Judicial review – widening the risk of challenge?

Tuesday October 4th, 2011

By Ruth McNaught, Solicitor, Harper Macleod LLP

Contracting authorities’ exposure to procurement challenges has increased in recent years, most notably through the extensive range of remedies available to bidders aggrieved at the outcome of a procurement process. A challenge can be raised on the grounds of a breach of the Public Contracts Regulations 2006 (the “Regulations”) through the courts and also, if parties have exhausted all other remedies, by way of judicial review.

The main grounds of review are that the decision maker has acted outside the scope of its statutory powers; that the decision was made using an unfair procedure; or that the decision was an unreasonable one. Judicial review is not concerned with the ‘merits’ of a decision or whether the public body has made the ‘right’ decision. It considers whether the public body had acted lawfully by assessing three categories: illegality, irrationality and procedural impropriety.

To be entitled to apply for judicial review of a decision, a person must have “sufficient interest” or “standing”.

In R (on the application of Chandler) v Secretary of State for Children, Schools and Families, the Court of Appeal considered whether Gillian Chandler (a parent of a school-age child in Camden) had sufficient “standing” to challenge by judicial review the process adopted by the local authority for making arrangements with a sponsor to establish a school as an Academy.

Mrs Chandler and various others who opposed the Academy in Camden wanted to have been involved in a consultation process as to what sort of school should be established in the area and, if the school was to be an Academy, to have a role in choosing which sponsor should run it.

At first instance, the judge reasoned that the rights conferred by the Regulations were private law rights conferred on “economic operators” only. The fact that the claimant lived in Camden and was the parent of school-age children was not sufficient. Although it was clear that she had an “immediate interest” in the standard of schooling in the area, this did not amount to a sufficient level of standing in law for the purposes of bringing judicial review proceedings.

The Court of Appeal agreed with the judge at first instance on the question of Mrs Chandler’s standing, finding she was not challenging the Secretary of State’s decision because of any interest in the observance of the public procurement regime, but simply because she was opposed to the institution of Academy schools.

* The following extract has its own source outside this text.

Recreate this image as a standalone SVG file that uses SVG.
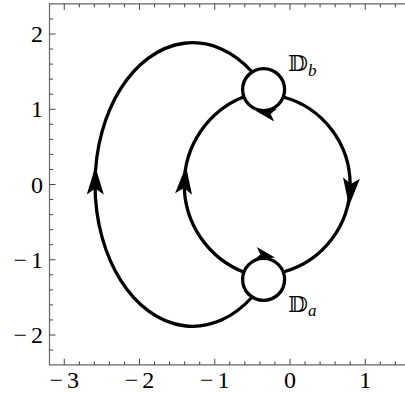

She was thus attempting, or seeking, to use the public procurement regime for a purpose for which it was not created. She therefore did not have sufficient “standing”.

However, the Court of Appeal also took the view that an individual who has a sufficient interest in compliance with the public procurement regime (by which the Court meant that he is affected in some “identifiable way”), even if he is not himself an economic operator who could pursue remedies under the Regulations, could bring judicial review proceedings to prevent non-compliance with the Regulations or the obligations derived from the Treaty.

Although Mrs Chandler was herself unsuccessful in bringing an action for judicial review, the Court’s findings that a person who is not an economic operator but who has sufficient interest by being affected in some “identifiable way” by the way a procurement has been run may have standing to bring judicial review proceedings against a contracting authority, seems to have widened the risk of challenge that little bit more.